In the Sovereign Rollup solution, it has its own consensus and can operate independently of a layer-one blockchain. It can define its own transaction validation and settlement rules, providing higher autonomy. However, it is this independence that to some extent sacrifices the security guarantees of a layer-one blockchain. Additionally, due to the separate consensus mechanism, implementing Sovereign Rollup upgrades may be complex. The development of Sovereign Rollup is still in its early stages, and as research and exploration in this field continue, it is worth paying attention to how future technologies will develop to enhance its security.

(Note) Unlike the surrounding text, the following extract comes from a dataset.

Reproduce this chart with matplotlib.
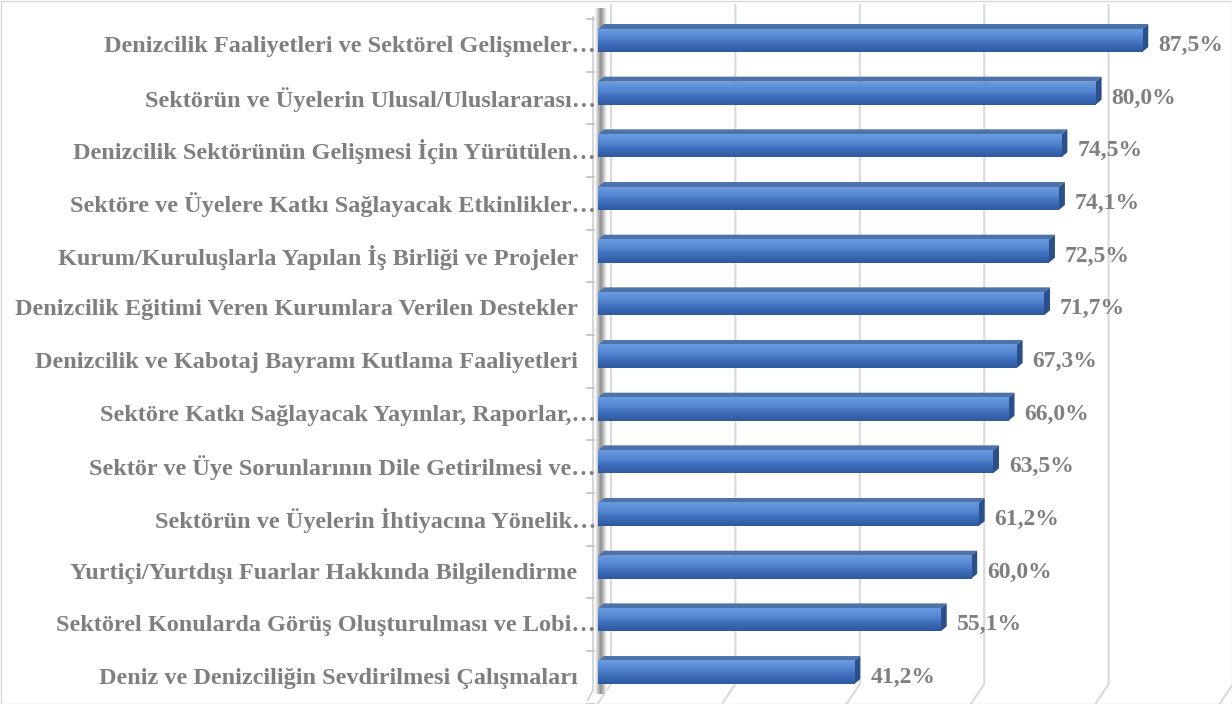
import numpy as np
import matplotlib.pyplot as plt
from matplotlib.colors import LinearSegmentedColormap
from matplotlib.patches import Polygon

categories = [
    'Denizcilik Faaliyetleri ve Sektörel Gelişmeler…',
    'Sektörün ve Üyelerin Ulusal/Uluslararası…',
    'Denizcilik Sektörünün Gelişmesi İçin Yürütülen…',
    'Sektöre ve Üyelere Katkı Sağlayacak Etkinlikler…',
    'Kurum/Kuruluşlarla Yapılan İş Birliği ve Projeler   ',
    'Denizcilik Eğitimi Veren Kurumlara Verilen Destekler   ',
    'Denizcilik ve Kabotaj Bayramı Kutlama Faaliyetleri   ',
    'Sektöre Katkı Sağlayacak Yayınlar, Raporlar,…',
    'Sektör ve Üye Sorunlarının Dile Getirilmesi ve…',
    'Sektörün ve Üyelerin İhtiyacına Yönelik…',
    'Yurtiçi/Yurtdışı Fuarlar Hakkında Bilgilendirme   ',
    'Sektörel Konularda Görüş Oluşturulması ve Lobi…',
    'Deniz ve Denizciliğin Sevdirilmesi Çalışmaları   ',
]
values = [87.5, 80.0, 74.5, 74.1, 72.5, 71.7, 67.3, 66.0, 63.5, 61.2, 60.0, 55.1, 41.2]
grid_values = [0, 20, 40, 60, 80, 100]

W, H = 1232, 704
ppu = 6.22        # pixels per percent
row = 52.67       # pixels per category
y0 = 40.5         # pixel y of first bar centre
zero_px = 598     # pixel x of value 0
ax_left = 540

def px_x(px):
    return (px - zero_px) / ppu

def px_y(px):
    return (px - y0) / row

plt.rcParams['font.family'] = ['Liberation Serif', 'DejaVu Serif']
txt_color = '#7f7f7f'

fig = plt.figure(figsize=(W / 100, H / 100), dpi=100)
ax = fig.add_axes([ax_left / W, 0, 1 - ax_left / W, 1])
ax.axis('off')

# back-wall gridlines bending onto the floor
for g in grid_values:
    xb = g + 13 / ppu
    ax.plot([xb, xb, xb - 16 / ppu], [px_y(4), px_y(684), px_y(708)],
            color='#d9d9d9', lw=1.5, zorder=0, solid_capstyle='butt')

# side wall shadow
wall_cmap = LinearSegmentedColormap.from_list('wall', ['#ffffff', '#c4c4c4', '#8c8c8c', '#c8c8c8', '#ffffff'])
ax.imshow(np.linspace(0, 1, 64).reshape(1, -1), cmap=wall_cmap, aspect='auto',
          extent=(px_x(595), px_x(607), px_y(694), px_y(8)), zorder=1, interpolation='bicubic')
ax.plot([px_x(593), px_x(593), px_x(588)], [px_y(17), px_y(690), px_y(700)],
        color='#d0d0d0', lw=1.2, zorder=1)
for i in range(len(values) + 1):
    ax.plot([px_x(587), px_x(594)], [i + px_y(19), i + px_y(19)], color='#bfbfbf', lw=1.2, zorder=1)

face_cmap = LinearSegmentedColormap.from_list('face', ['#6a9be0', '#5689d3', '#3d6cba', '#2f5a9f'])
h = 23 / row
dx = 6 / ppu
dy = 5 / row
for i, v in enumerate(values):
    top, bot = i - h / 2, i + h / 2
    # top face
    ax.add_patch(Polygon([(0, top), (v, top), (v + dx, top - dy), (dx, top - dy)],
                         closed=True, facecolor='#4d72aa', edgecolor='none', zorder=3))
    # right side face
    ax.add_patch(Polygon([(v, top), (v + dx, top - dy), (v + dx, bot - dy), (v, bot)],
                         closed=True, facecolor='#2b4f88', edgecolor='none', zorder=3))
    # front face gradient
    ax.imshow(np.linspace(0, 1, 32).reshape(-1, 1), cmap=face_cmap, aspect='auto',
              extent=(0, v, bot, top), zorder=4, interpolation='bicubic')
    ax.text(v + 16 / ppu, i + 5 / row, f'{v:.1f}'.replace('.', ',') + '%',
            ha='left', va='center', fontsize=17, fontweight='bold', color=txt_color, zorder=5)
    ax.text(px_x(596), i + 6 / row, categories[i], ha='right', va='center',
            fontsize=17.5, fontweight='bold', color=txt_color, zorder=5, clip_on=False)

ax.set_xlim(px_x(ax_left), px_x(W))
ax.set_ylim(px_y(H), px_y(0))

# chart border
fig.patches.append(plt.Rectangle((0.5 / W, 0.5 / H), 1 - 1 / W, 1 - 1 / H, transform=fig.transFigure,
                                 fill=False, edgecolor='#d9d9d9', lw=1))

fig.savefig('out.png', dpi=100)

The development around Rollup has proven that Bitcoin can become a foundational chain for more operations than before. Overall, whether on Bitcoin or any other L1, Rollup has changed the way we perceive on-chain transaction data, proof verification, and on-chain transactions involving large amounts of data. It has driven the latest progress in discussions on how we store, retrieve, and utilize on-chain data, providing another dimension to the discussion on Bitcoin scalability, especially when developers are trying to create a complete ecological economy on the Bitcoin blockchain. Rollups are still in their early stages, but their potential impact is promising.